Task brief: Starting at the first line of the data, please print exactly those lines through the one that holds "168, 155, 147, 128]", omitting every picture.

Information supplied:
------------------------------------------------------------

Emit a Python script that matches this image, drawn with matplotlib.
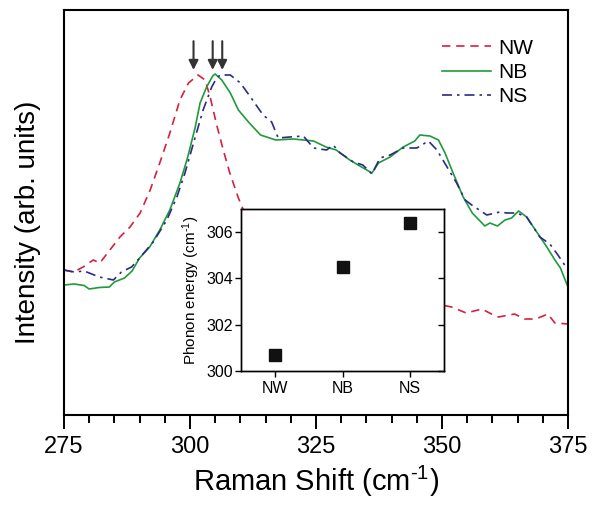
import matplotlib
matplotlib.use("Agg")
import matplotlib.pyplot as plt

plt.rcParams['font.family'] = ['Liberation Sans', 'DejaVu Sans']
plt.rcParams['mathtext.fontset'] = 'custom'
plt.rcParams['mathtext.rm'] = 'Liberation Sans'
plt.rcParams['mathtext.default'] = 'regular'

# ---- main spectra (Raman shift, intensity in arb. units) ----
nw_shift = [275, 276.9, 278.8, 280.8, 282.1, 284.1, 286.1, 288.1, 290.1, 292.1, 294, 296, 298,
            299.7, 301.6, 303, 304, 305.3, 306.6, 307.9, 309.6, 311, 313, 316, 320, 325, 330,
            335, 340, 345, 349, 351.9, 354.8, 357.9, 360.2, 361.2, 364.4, 366.4, 368.6, 371,
            372.4, 375]
nw_int = [145, 143, 148, 155, 152, 165, 178, 188, 202, 225, 252, 282, 315,
          332, 340, 335, 318, 290, 265, 242, 217, 200, 180, 160, 145, 132, 123,
          118, 115, 113, 111, 108, 102, 106, 100, 98, 101, 96, 96, 101,
          92, 91]

nb_shift = [275, 277, 279, 280, 282, 284, 285, 287, 288.5, 290, 292, 294, 296, 298, 299.5,
            301, 302, 303.3, 304.5, 305, 306.3, 308, 309.6, 311.6, 314, 317, 320.5, 324.5,
            327, 329, 331.7, 333.7, 336.1, 337.4, 339.7, 342.3, 344.6, 345.6, 347.6, 349.3,
            350.6, 352.2, 354.2, 356, 358.5, 359.5, 361, 362.5, 363.8, 365.2, 366.8, 368.8,
            370.8, 372.4, 373.5, 375]
nb_int = [130, 131, 129.5, 126, 127.5, 128, 133, 137, 144, 157, 168, 185, 205, 232, 257,
          287, 312, 328, 339, 341, 335, 322, 305, 293, 280, 275, 276, 274,
          268, 265, 255, 249, 242, 252, 258, 268, 274, 280, 279, 275,
          262, 242, 218, 202, 189, 192, 189, 195, 197, 204, 198, 183,
          168, 155, 147, 128]

ns_shift = [275, 277, 279, 282, 284.8, 286.4, 288.4, 290, 292.7, 295.4, 297.4, 299, 300.7,
            302.6, 304.3, 305.3, 306, 308, 310, 312, 314.5, 316.2, 317.5, 319.8, 322.5,
            324.5, 327.1, 328.4, 329.8, 332.4, 334.3, 336.1, 337.7, 339.7, 342.3, 345,
            347.3, 349, 351, 352.9, 354.6, 355.9, 358.9, 361.5, 362.8, 364.8, 366.8, 369.4,
            371.4, 373, 375]
ns_int = [145, 143, 144, 138, 135, 143, 148, 157, 173, 195, 218, 242, 272,
          305, 328, 337, 340, 340, 332, 318, 300, 293, 277, 278, 279,
          267, 265, 270, 262, 253, 250, 241, 257, 260, 267, 267,
          274, 265, 248, 232, 215, 210, 200, 203, 202, 202, 198, 178,
          171, 160, 145]

# ---- inset: phonon energies ----
samples = ['NW', 'NB', 'NS']
phonon_energy = [300.7, 304.5, 306.4]

fig = plt.figure(figsize=(5.99, 5.12), dpi=100)
ax = fig.add_axes([64/599, 1-415/512, 504/599, 405/512])

ax.plot(nw_shift, nw_int, color='#d8203c', lw=1.2, ls=(0, (5, 3.5)), label='NW')
ax.plot(nb_shift, nb_int, color='#1f9a3c', lw=1.2, ls='-', label='NB')
ax.plot(ns_shift, ns_int, color='#2b2b84', lw=1.2, ls=(0, (6, 3, 1.5, 3)), label='NS')

ax.set_xlim(275, 375)
ax.set_ylim(0, 405)
ax.set_xticks([275, 300, 325, 350, 375])
ax.set_xticks(range(275, 376, 5), minor=True)
ax.set_yticks([])
ax.tick_params(axis='x', which='major', direction='out', length=10, width=1.4,
               labelsize=17, pad=5)
ax.tick_params(axis='x', which='minor', direction='out', length=5.5, width=1.4)
for s in ax.spines.values():
    s.set_linewidth(1.5)

ax.set_xlabel(r'Raman Shift (cm$^{\text{-}1}$)', fontsize=21)
ax.set_ylabel('Intensity (arb. units)', fontsize=20)
ax.yaxis.set_label_coords(-0.045, 0.477)

leg = ax.legend(loc='upper left', bbox_to_anchor=(0.75, 0.929), frameon=False,
                fontsize=15, handlelength=2.35, handletextpad=0.35, labelspacing=0.25,
                borderaxespad=0, borderpad=0)

for e in phonon_energy:
    ax.annotate('', xy=(e, 0.852), xytext=(e, 0.923),
                xycoords=('data', 'axes fraction'), textcoords=('data', 'axes fraction'),
                arrowprops=dict(arrowstyle='-|>', color='#333333', lw=1.5,
                                mutation_scale=14, shrinkA=0, shrinkB=0))

# ---- inset ----
ins = fig.add_axes([241/599, 1-371/512, 203/599, 162/512])
ins.set_facecolor('white')
pos = [1, 2, 3]
ins.plot(pos, phonon_energy, ls='none', marker='s', markersize=8.5, color='#111111')
ins.set_xlim(0.5, 3.5)
ins.set_ylim(300, 307)
ins.set_xticks(pos)
ins.set_xticklabels(samples)
ins.set_yticks([300, 302, 304, 306])
ins.tick_params(axis='both', direction='out', length=4, width=1, labelsize=11.5, pad=1.5)
ins.tick_params(axis='x', pad=3)
for s in ins.spines.values():
    s.set_linewidth(1)
ins.set_ylabel(r'Phonon energy (cm$^{\text{-}1}$)', fontsize=11, labelpad=3)
tw = ins.twinx()
tw.set_ylim(300, 307)
tw.set_yticks([300, 302, 304, 306])
tw.tick_params(axis='y', direction='in', length=4, width=1, labelright=False)
for s in tw.spines.values():
    s.set_linewidth(1)

fig.savefig('out.png', dpi=100)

------------------------------------------------------------

Written solution:
Emit a Python script that matches this image, drawn with matplotlib.
import matplotlib
matplotlib.use("Agg")
import matplotlib.pyplot as plt

plt.rcParams['font.family'] = ['Liberation Sans', 'DejaVu Sans']
plt.rcParams['mathtext.fontset'] = 'custom'
plt.rcParams['mathtext.rm'] = 'Liberation Sans'
plt.rcParams['mathtext.default'] = 'regular'

# ---- main spectra (Raman shift, intensity in arb. units) ----
nw_shift = [275, 276.9, 278.8, 280.8, 282.1, 284.1, 286.1, 288.1, 290.1, 292.1, 294, 296, 298,
            299.7, 301.6, 303, 304, 305.3, 306.6, 307.9, 309.6, 311, 313, 316, 320, 325, 330,
            335, 340, 345, 349, 351.9, 354.8, 357.9, 360.2, 361.2, 364.4, 366.4, 368.6, 371,
            372.4, 375]
nw_int = [145, 143, 148, 155, 152, 165, 178, 188, 202, 225, 252, 282, 315,
          332, 340, 335, 318, 290, 265, 242, 217, 200, 180, 160, 145, 132, 123,
          118, 115, 113, 111, 108, 102, 106, 100, 98, 101, 96, 96, 101,
          92, 91]

nb_shift = [275, 277, 279, 280, 282, 284, 285, 287, 288.5, 290, 292, 294, 296, 298, 299.5,
            301, 302, 303.3, 304.5, 305, 306.3, 308, 309.6, 311.6, 314, 317, 320.5, 324.5,
            327, 329, 331.7, 333.7, 336.1, 337.4, 339.7, 342.3, 344.6, 345.6, 347.6, 349.3,
            350.6, 352.2, 354.2, 356, 358.5, 359.5, 361, 362.5, 363.8, 365.2, 366.8, 368.8,
            370.8, 372.4, 373.5, 375]
nb_int = [130, 131, 129.5, 126, 127.5, 128, 133, 137, 144, 157, 168, 185, 205, 232, 257,
          287, 312, 328, 339, 341, 335, 322, 305, 293, 280, 275, 276, 274,
          268, 265, 255, 249, 242, 252, 258, 268, 274, 280, 279, 275,
          262, 242, 218, 202, 189, 192, 189, 195, 197, 204, 198, 183,
          168, 155, 147, 128]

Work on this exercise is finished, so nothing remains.